Retype the whole listing verbatim and keep the pictures out of it.

[Code that draws figures]
╭──

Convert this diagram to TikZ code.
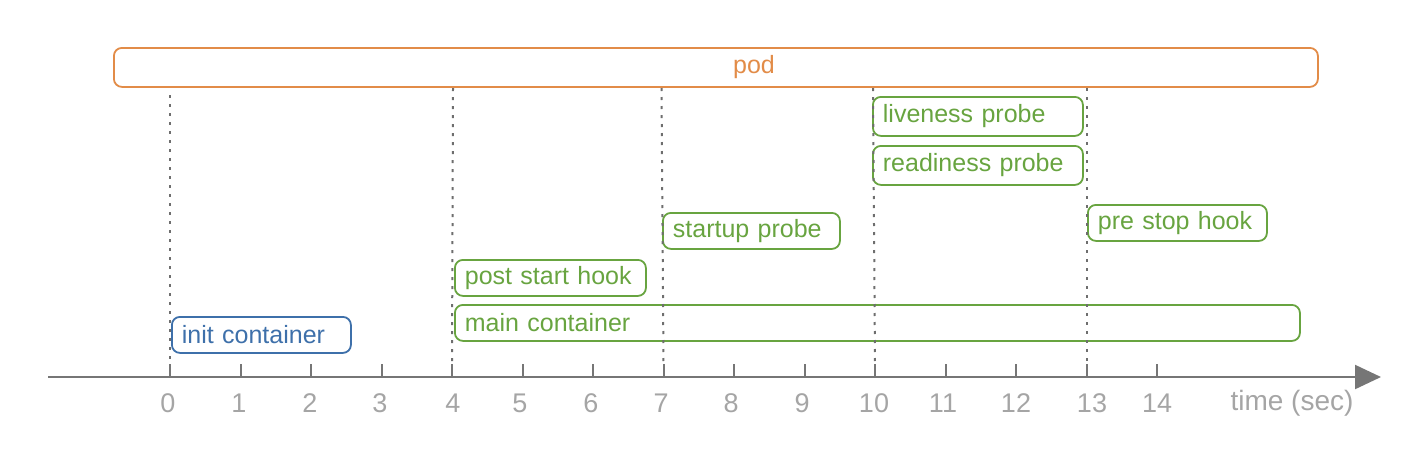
\documentclass[tikz,border=0pt]{standalone}
\usepackage{fontspec}
\setmainfont{Liberation Sans}
\usetikzlibrary{arrows.meta}
\definecolor{podc}{RGB}{226,140,72}
\definecolor{grn}{RGB}{104,164,64}
\definecolor{blu}{RGB}{62,112,170}
\definecolor{axc}{RGB}{118,118,118}
\definecolor{lblc}{RGB}{165,165,165}
\definecolor{dotc}{RGB}{110,110,110}
\begin{document}
\begin{tikzpicture}[x=1pt,y=-1pt,
  bar/.style={draw, rounded corners=8pt, line width=1.8pt, anchor=north west,
    inner xsep=10pt, inner ysep=0pt, align=left, font=\fontsize{25}{28}\selectfont},
  greenbar/.style={bar, draw=grn, text=grn},
  vdots/.style={draw=dotc, line width=2pt, dash pattern=on 3pt off 6pt},
  tickmk/.style={draw=axc, line width=2pt},
  num/.style={text=lblc, font=\fontsize{27}{30}\selectfont, anchor=center, inner sep=0pt}]
\useasboundingbox (0,0) rectangle (1426,451);
% pod
\node[bar, draw=podc, minimum width=1204pt, minimum height=39pt, text width=1184pt] (pod) at (113,47) {};
\node[text=podc, font=\fontsize{25}{28}\selectfont, inner sep=0pt] (podlbl) at (754,67) {pod};
% boxes
\node[bar, draw=blu, text=blu, minimum width=179pt, minimum height=36pt, text width=159pt] (init) at (171,316) {\raisebox{-2pt}{init container}};
\node[greenbar, minimum width=845pt, minimum height=36pt, text width=825pt] (main) at (454,304) {\raisebox{-2pt}{main container}};
\node[greenbar, minimum width=191pt, minimum height=36pt, text width=171pt] (post) at (454,259) {\raisebox{-2pt}{post start hook}};
\node[greenbar, minimum width=177pt, minimum height=36pt, text width=157pt] (startup) at (662,212) {\raisebox{-2pt}{startup probe}};
\node[greenbar, minimum width=210pt, minimum height=39pt, text width=190pt] (live) at (872,96) {\raisebox{-2pt}{liveness probe}};
\node[greenbar, minimum width=210pt, minimum height=39pt, text width=190pt] (ready) at (872,145) {\raisebox{-2pt}{readiness probe}};
\node[greenbar, minimum width=179pt, minimum height=36pt, text width=159pt] (prestop) at (1087,204) {\raisebox{-2pt}{pre stop hook}};
% axis
\coordinate (axs) at (48,377);
\coordinate (axe) at (1381,377);
\draw[draw=axc, line width=2.2pt, -{Triangle[length=26pt,width=24pt]}] (axs) -- (axe);
% ticks and labels
\foreach \i in {0,...,14} {
  \coordinate (t\i) at ({170+70.5*\i},377);
  \coordinate (tt\i) at ({170+70.5*\i},364);
  \draw[tickmk] (t\i) -- (tt\i);
}
\foreach \i/\x in {0/168,1/239,2/310,3/380,4/453,5/520,6/591,7/661,8/731,9/802,10/874,11/943,12/1016,13/1092,14/1157} {
  \node[num] (n\i) at (\x,403) {\i};
}
\node[num, font=\fontsize{28}{30}\selectfont] (tlab) at (1292,403) {time (sec)};
% dotted verticals
\coordinate (d0) at (170,95);
\coordinate (d4) at (453,88);
\coordinate (d7) at (661.5,88);
\coordinate (d10) at (873,88);
\coordinate (d13) at (1086.5,88);
\draw[vdots] (d0) -- (tt0);
\draw[vdots] (d4) -- (tt4);
\draw[vdots] (d7) -- (tt7);
\draw[vdots] (d10) -- (tt10);
\draw[vdots] (d13) -- (tt13);
\end{tikzpicture}
\end{document}
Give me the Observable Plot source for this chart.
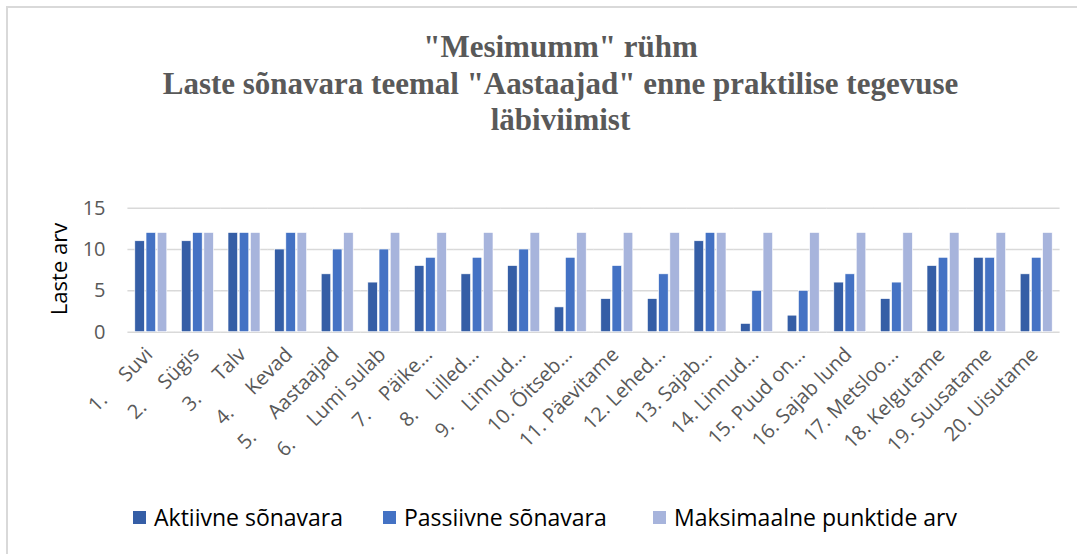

╰──

» **Expected output**
Convert this diagram to TikZ code.
\documentclass[tikz,border=0pt]{standalone}
\usepackage{fontspec}
\setmainfont{Liberation Sans}
\usetikzlibrary{arrows.meta}
\definecolor{podc}{RGB}{226,140,72}
\definecolor{grn}{RGB}{104,164,64}
\definecolor{blu}{RGB}{62,112,170}
\definecolor{axc}{RGB}{118,118,118}
\definecolor{lblc}{RGB}{165,165,165}
\definecolor{dotc}{RGB}{110,110,110}
\begin{document}
\begin{tikzpicture}[x=1pt,y=-1pt,
  bar/.style={draw, rounded corners=8pt, line width=1.8pt, anchor=north west,
    inner xsep=10pt, inner ysep=0pt, align=left, font=\fontsize{25}{28}\selectfont},
  greenbar/.style={bar, draw=grn, text=grn},
  vdots/.style={draw=dotc, line width=2pt, dash pattern=on 3pt off 6pt},
  tickmk/.style={draw=axc, line width=2pt},
  num/.style={text=lblc, font=\fontsize{27}{30}\selectfont, anchor=center, inner sep=0pt}]
\useasboundingbox (0,0) rectangle (1426,451);
% pod
\node[bar, draw=podc, minimum width=1204pt, minimum height=39pt, text width=1184pt] (pod) at (113,47) {};
\node[text=podc, font=\fontsize{25}{28}\selectfont, inner sep=0pt] (podlbl) at (754,67) {pod};
% boxes
\node[bar, draw=blu, text=blu, minimum width=179pt, minimum height=36pt, text width=159pt] (init) at (171,316) {\raisebox{-2pt}{init container}};
\node[greenbar, minimum width=845pt, minimum height=36pt, text width=825pt] (main) at (454,304) {\raisebox{-2pt}{main container}};
\node[greenbar, minimum width=191pt, minimum height=36pt, text width=171pt] (post) at (454,259) {\raisebox{-2pt}{post start hook}};
\node[greenbar, minimum width=177pt, minimum height=36pt, text width=157pt] (startup) at (662,212) {\raisebox{-2pt}{startup probe}};
\node[greenbar, minimum width=210pt, minimum height=39pt, text width=190pt] (live) at (872,96) {\raisebox{-2pt}{liveness probe}};
\node[greenbar, minimum width=210pt, minimum height=39pt, text width=190pt] (ready) at (872,145) {\raisebox{-2pt}{readiness probe}};
\node[greenbar, minimum width=179pt, minimum height=36pt, text width=159pt] (prestop) at (1087,204) {\raisebox{-2pt}{pre stop hook}};
% axis
\coordinate (axs) at (48,377);
\coordinate (axe) at (1381,377);
\draw[draw=axc, line width=2.2pt, -{Triangle[length=26pt,width=24pt]}] (axs) -- (axe);
% ticks and labels
\foreach \i in {0,...,14} {
  \coordinate (t\i) at ({170+70.5*\i},377);
  \coordinate (tt\i) at ({170+70.5*\i},364);
  \draw[tickmk] (t\i) -- (tt\i);
}
\foreach \i/\x in {0/168,1/239,2/310,3/380,4/453,5/520,6/591,7/661,8/731,9/802,10/874,11/943,12/1016,13/1092,14/1157} {
  \node[num] (n\i) at (\x,403) {\i};
}
\node[num, font=\fontsize{28}{30}\selectfont] (tlab) at (1292,403) {time (sec)};
% dotted verticals
\coordinate (d0) at (170,95);
\coordinate (d4) at (453,88);
\coordinate (d7) at (661.5,88);
\coordinate (d10) at (873,88);
\coordinate (d13) at (1086.5,88);
\draw[vdots] (d0) -- (tt0);
\draw[vdots] (d4) -- (tt4);
\draw[vdots] (d7) -- (tt7);
\draw[vdots] (d10) -- (tt10);
\draw[vdots] (d13) -- (tt13);
\end{tikzpicture}
\end{document}
Give me the Observable Plot source for this chart.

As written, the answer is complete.